Air Reserve Technicians demand answers

The alarm is being raised at Keesler Air Force Base in Mississippi by Air Reserve Technicians claiming that they were exposed to a chemical that could be the reason behind several deaths and illnesses among them. Retired Air Force Reserve Master Sgt. Tamla McGhee, 45, who served with the 403rd Fabrication Flight from 2001 to 2012 said, “One thing I told my dad … I have never seen so many people in one squadron pass away from cancer,”.

According to an article published by McClatchy DC, the unit was comprised of about 15 or more reservists at a time who were tasked with removing corrosion, welding and drilling new parts, blasting off old paint, and repainting aircraft. Recently two of the Air Force Reserve Techs passed away. “Air Force Reserve Tech Sgt.

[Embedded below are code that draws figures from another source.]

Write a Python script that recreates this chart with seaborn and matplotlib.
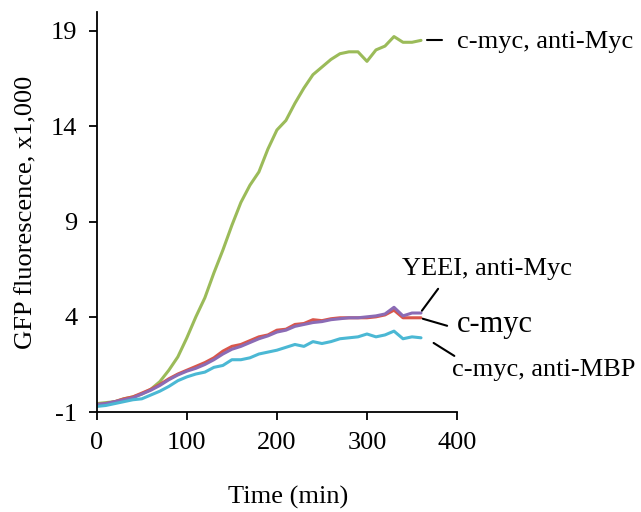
import numpy as np
import pandas as pd
import matplotlib
matplotlib.use("Agg")
import matplotlib.pyplot as plt
import seaborn as sns

# time points (min)
time_min = list(range(0, 361, 10))

# GFP fluorescence (x1,000)
myc_anti_myc = [-0.55, -0.5, -0.45, -0.3, -0.2, -0.05, 0.2, 0.6, 1.2, 1.9,
                2.9, 4.0, 5.0, 6.3, 7.5, 8.8, 10.0, 10.9, 11.6, 12.8,
                13.8, 14.3, 15.2, 16.0, 16.7, 17.1, 17.5, 17.8, 17.9, 17.9,
                17.4, 18.0, 18.2, 18.7, 18.4, 18.4, 18.5]
myc = [-0.6, -0.55, -0.45, -0.3, -0.2, 0.0, 0.2, 0.45, 0.75, 1.0,
       1.2, 1.4, 1.6, 1.85, 2.2, 2.45, 2.55, 2.75, 2.95, 3.05,
       3.3, 3.35, 3.6, 3.65, 3.85, 3.8, 3.9, 3.95, 3.95, 3.95,
       3.95, 4.0, 4.1, 4.35, 3.95, 3.95, 3.95]
yeei_anti_myc = [-0.6, -0.55, -0.45, -0.35, -0.25, -0.05, 0.15, 0.4, 0.7, 0.95,
                 1.15, 1.3, 1.5, 1.75, 2.05, 2.3, 2.45, 2.65, 2.85, 3.0,
                 3.2, 3.3, 3.5, 3.6, 3.7, 3.75, 3.85, 3.9, 3.95, 3.95,
                 4.0, 4.05, 4.15, 4.5, 4.05, 4.2, 4.2]
myc_anti_mbp = [-0.7, -0.65, -0.55, -0.45, -0.35, -0.3, -0.1, 0.1, 0.35, 0.65,
                0.85, 1.0, 1.1, 1.35, 1.45, 1.75, 1.75, 1.85, 2.05, 2.15,
                2.25, 2.4, 2.55, 2.45, 2.7, 2.6, 2.7, 2.85, 2.9, 2.95,
                3.1, 2.95, 3.05, 3.25, 2.85, 2.95, 2.9]

series = {
    "c-myc, anti-Myc": myc_anti_myc,
    "c-myc": myc,
    "YEEI, anti-Myc": yeei_anti_myc,
    "c-myc, anti-MBP": myc_anti_mbp,
}
colors = {
    "c-myc, anti-Myc": "#9BBB59",
    "c-myc": "#D9564B",
    "YEEI, anti-Myc": "#8B6BB5",
    "c-myc, anti-MBP": "#4BB8D4",
}

df = pd.concat([pd.DataFrame({"time": time_min, "gfp": v, "sample": k})
                for k, v in series.items()], ignore_index=True)

sns.set_style("ticks")
plt.rcParams["font.family"] = ["Liberation Serif", "DejaVu Serif"]
plt.rcParams["axes.unicode_minus"] = False
for key in ["text.color", "axes.labelcolor", "xtick.color", "ytick.color"]:
    plt.rcParams[key] = "black"

FS = 19

fig = plt.figure(figsize=(6.41, 5.12), dpi=100)
ax = fig.add_axes([0.151, 0.195, 0.562, 0.782])

sns.lineplot(data=df, x="time", y="gfp", hue="sample", palette=colors,
             linewidth=2.2, legend=False, ax=ax)

ax.set_xlim(0, 400)
ax.set_ylim(-1, 20)
ax.set_xticks([0, 100, 200, 300, 400])
ax.set_yticks([-1, 4, 9, 14, 19])
ax.tick_params(direction="out", length=6, width=1.3, labelsize=FS, color="black")
ax.tick_params(axis="x", pad=8)
ax.tick_params(axis="y", pad=8)
for s in ["left", "bottom"]:
    ax.spines[s].set_linewidth(1.3)
    ax.spines[s].set_color("black")
sns.despine(ax=ax)

ax.set_xlabel("Time (min)", fontsize=FS)
ax.xaxis.set_label_coords(0.53, -0.185)
ax.set_ylabel("GFP fluorescence, x1,000", fontsize=FS, labelpad=10)

# labels at the line ends
lw = 1.5
ax.plot([367, 383], [18.53, 18.53], color="black", lw=lw, clip_on=False)
ax.text(400, 18.4, "c-myc, anti-Myc", fontsize=FS, va="center", ha="left")

ax.plot([379, 361], [5.47, 4.32], color="black", lw=lw, clip_on=False)
ax.text(433, 6.5, "YEEI, anti-Myc", fontsize=FS, va="center", ha="center")

ax.plot([362, 389], [3.9, 3.53], color="black", lw=lw, clip_on=False)
ax.text(400, 3.6, "c-myc", fontsize=22, va="center", ha="left")

ax.plot([374, 397], [2.63, 1.95], color="black", lw=lw, clip_on=False)
ax.text(394, 1.2, "c-myc, anti-MBP", fontsize=FS, va="center", ha="left")

plt.savefig("out.png", dpi=100)
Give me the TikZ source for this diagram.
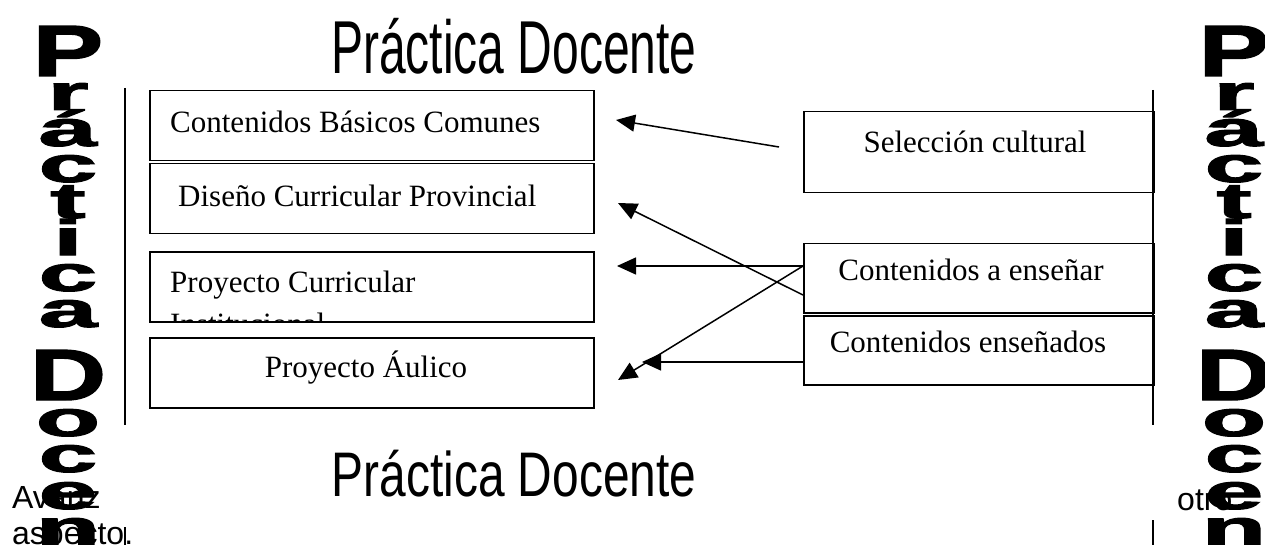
\documentclass[tikz,border=0pt]{standalone}
\usepackage{fontspec}
\setmainfont{Liberation Serif}
\newfontfamily\arial{Liberation Sans}
\newfontfamily\negra[FakeBold=2]{Liberation Sans Bold}
\usetikzlibrary{arrows.meta}

\tikzset{
  caja/.style={draw, line width=1.5pt, minimum width=444pt, minimum height=70pt, inner sep=0pt, anchor=north west},
  cajader/.style={caja, minimum width=350pt},
  texto/.style={font=\fontsize{31}{35}\selectfont, inner sep=0pt, anchor=base},
  flecha/.style={line width=1.5pt, -{Triangle[length=19pt,width=17pt]}},
  letra/.style={font=\fontsize{50}{50}\selectfont\negra, inner sep=0pt, anchor=base},
  cuerpo/.style={font=\fontsize{32}{36}\selectfont\arial, inner sep=0pt, anchor=base west},
}

\begin{document}
\begin{tikzpicture}[x=1pt,y=-1pt]
  \useasboundingbox[fill=white] (0,0) rectangle (1265,545);

  % texto del documento que asoma por los bordes
  \begin{scope}
    \clip (0,470) rectangle (100,516);
    \node[cuerpo] (avanza) at (12,508) {Avanza};
  \end{scope}
  \begin{scope}
    \clip (1175,470) rectangle (1265,516);
    \node[cuerpo] (otro) at (1177,510) {otro};
  \end{scope}
  \node[cuerpo] (aspecto) at (12,544) {aspecto.};

  % titulos
  \node[inner sep=0pt, anchor=base, font=\fontsize{75}{75}\selectfont\arial] (titulo) at (514,74) {\scalebox{0.64}[1]{Práctica Docente}};
  \node[inner sep=0pt, anchor=base, font=\fontsize{63}{63}\selectfont\arial] (pie) at (514,496) {\scalebox{0.76}[1]{Práctica Docente}};

  % lineas verticales
  \draw[line width=1.5pt] (125,88) -- (125,425);
  \draw[line width=1.5pt] (1153,90) -- (1153,425);
  \draw[line width=1.5pt] (125,527) -- (125,545);
  \draw[line width=1.5pt] (1153,520) -- (1153,545);

  % cajas de la izquierda
  \node[caja] (cbc) at (149,90) {};
  \node[caja] (dcp) at (149,163) {};
  \node[caja] (pci) at (149,251) {};
  \node[caja] (pa) at (149,337) {};
  \node[texto, anchor=base west] (cbctxt) at (170,133) {Contenidos Básicos Comunes};
  \node[texto, anchor=base west] (dcptxt) at (178,207) {Diseño Curricular Provincial};
  \begin{scope}
    \clip (pci.north west) rectangle (pci.south east);
    \node[texto, anchor=base west, align=left, font=\fontsize{31}{42}\selectfont] (pcitxt) at (170,334) {Proyecto Curricular\\Institucional};
  \end{scope}
  \node[texto] (patxt) at (366,377) {Proyecto Áulico};

  % cajas de la derecha
  \node[cajader, minimum height=81pt] (sel) at (803,111) {};
  \node[cajader, minimum height=69pt] (ae) at (803,243) {};
  \node[cajader, minimum height=69pt] (ce) at (803,315) {};
  \node[texto] (seltxt) at (975,153) {Selección cultural};
  \node[texto] (aetxt) at (971,280) {Contenidos a enseñar};
  \node[texto] (cetxt) at (968,352) {Contenidos enseñados};

  % flechas
  \coordinate (selsal) at (779,147);
  \coordinate (cbclleg) at (616,120);
  \coordinate (aesup) at (803,266);
  \coordinate (aeinf) at (803,295);
  \coordinate (cesal) at (803,362);
  \coordinate (dcplleg) at (618,203);
  \coordinate (pcilleg) at (617,266);
  \coordinate (palleg) at (618,380);
  \coordinate (palleg2) at (642,362);
  \draw[flecha] (selsal) -- (cbclleg);
  \draw[flecha] (aeinf) -- (dcplleg);
  \draw[flecha] (aesup) -- (pcilleg);
  \draw[flecha] (aesup) -- (palleg);
  \draw[flecha] (cesal) -- (palleg2);

  % letras verticales a ambos lados
  \foreach [count=\i] \l/\s/\b in {P/1.45/76, r/1/110, á/1/146, c/1/182, t/1/218, i/1/255, c/1/291, a/1/327, D/1.45/400, o/1/436, c/1/472, e/1/509, n/1/545} {
    \node[letra] (izq\i) at (68,\b) {\scalebox{2.1}[\s]{\l}};
    \node[letra] (der\i) at (1234,\b) {\scalebox{2.1}[\s]{\l}};
  }
\end{tikzpicture}
\end{document}
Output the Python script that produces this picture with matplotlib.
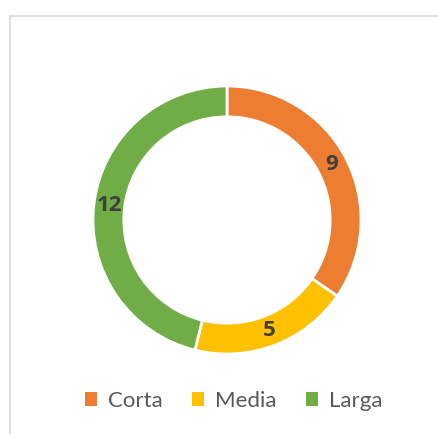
import matplotlib
matplotlib.use("Agg")
import matplotlib.pyplot as plt
from matplotlib.lines import Line2D
from matplotlib.patches import Patch

categories = ["Corta", "Media", "Larga"]
values = [9, 5, 12]
colors = ["#ED7D31", "#FFC000", "#70AD47"]

plt.rcParams['font.family'] = ['Lato', 'DejaVu Sans']

W, H = 438, 434
fig = plt.figure(figsize=(W / 100, H / 100), dpi=100)

# frame lines
fig.add_artist(Line2D([9.5 / W, 9.5 / W], [0, 1 - 15.5 / H], color="#D9D9D9", lw=1.2))
fig.add_artist(Line2D([9.5 / W, 1], [1 - 15.5 / H, 1 - 15.5 / H], color="#D9D9D9", lw=1.2))

cx, cy, r = 227, 220, 134
ax = fig.add_axes([(cx - r) / W, (H - cy - r) / H, 2 * r / W, 2 * r / H])
width = 0.23
total = sum(values)
wedges, texts, autotexts = ax.pie(
    values, colors=colors, startangle=90, counterclock=False,
    wedgeprops=dict(width=width, edgecolor="white", linewidth=2),
    autopct=lambda p: f"{round(p * total / 100):d}", pctdistance=1 - width / 2,
    textprops=dict(fontsize=16, fontweight="bold", color="#404040",
                   family=["Open Sans", "DejaVu Sans"]),
)
ax.set_xlim(-1, 1)
ax.set_ylim(-1, 1)
ax.set_aspect("equal")
ax.axis("off")

handles = [Patch(facecolor=c, edgecolor="none") for c in colors]
fig.legend(handles, categories, loc="center", bbox_to_anchor=(0.534, 1 - 401 / H),
           ncol=3, frameon=False, fontsize=16, labelcolor="#595959",
           handlelength=0.55, handleheight=0.55, handletextpad=0.5, columnspacing=1.3)

fig.savefig("out.png", dpi=100)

Sean Delcambre died Aug. 5 at age 34 from advanced-stage Hodgkin’s disease and Non-Hodgkin’s lymphoma, which are blood cancers. Up to his final hours, Sean and his wife Amy Delcambre, 36, had remained positive about his ability to beat cancer. It was another tragic loss after their son Jude was born prematurely in 2014 and died the day after Christmas at 33 weeks.”

Two weeks after their deaths, the families of the servicemen are speaking out to try to raise awareness about hexavalent chromium, a chemical linked to cancer that they believe caused their deaths. Exposure to this chemical can occur during activities like industrial welding and paint spraying, according to the Occupational Safety and Health Administration.

The article continued by saying, “Air Force documents obtained by McClatchy show that inside the unit’s workspace contamination by unsafe levels of the potentially harmful substances dated back to at least 2011 for lead and 2012 for hexavalent chromium. McDonald provided paperwork to McClatchy on an inspector general complaint he filed in 2016 about the lack of a working filtration system to deal with the chemicals. The existence of the Air Force documents reporting above-acceptable levels of hexavalent chromium in the break room was first reported by local Biloxi TV station WLOX.”

A spokeswoman for Keesler Air Force Base was quoted as saying, “We have instituted OSHA approved mitigating processes to ensure the safety of our members until state-of-the-art upgrades can be made to our facilities,” Jessica Kendziorek, a spokeswoman for the base, said, “New machinery used for removing paint was installed in 2016, she said, but “is currently not in use, until a climate-controlled environment can be obtained.”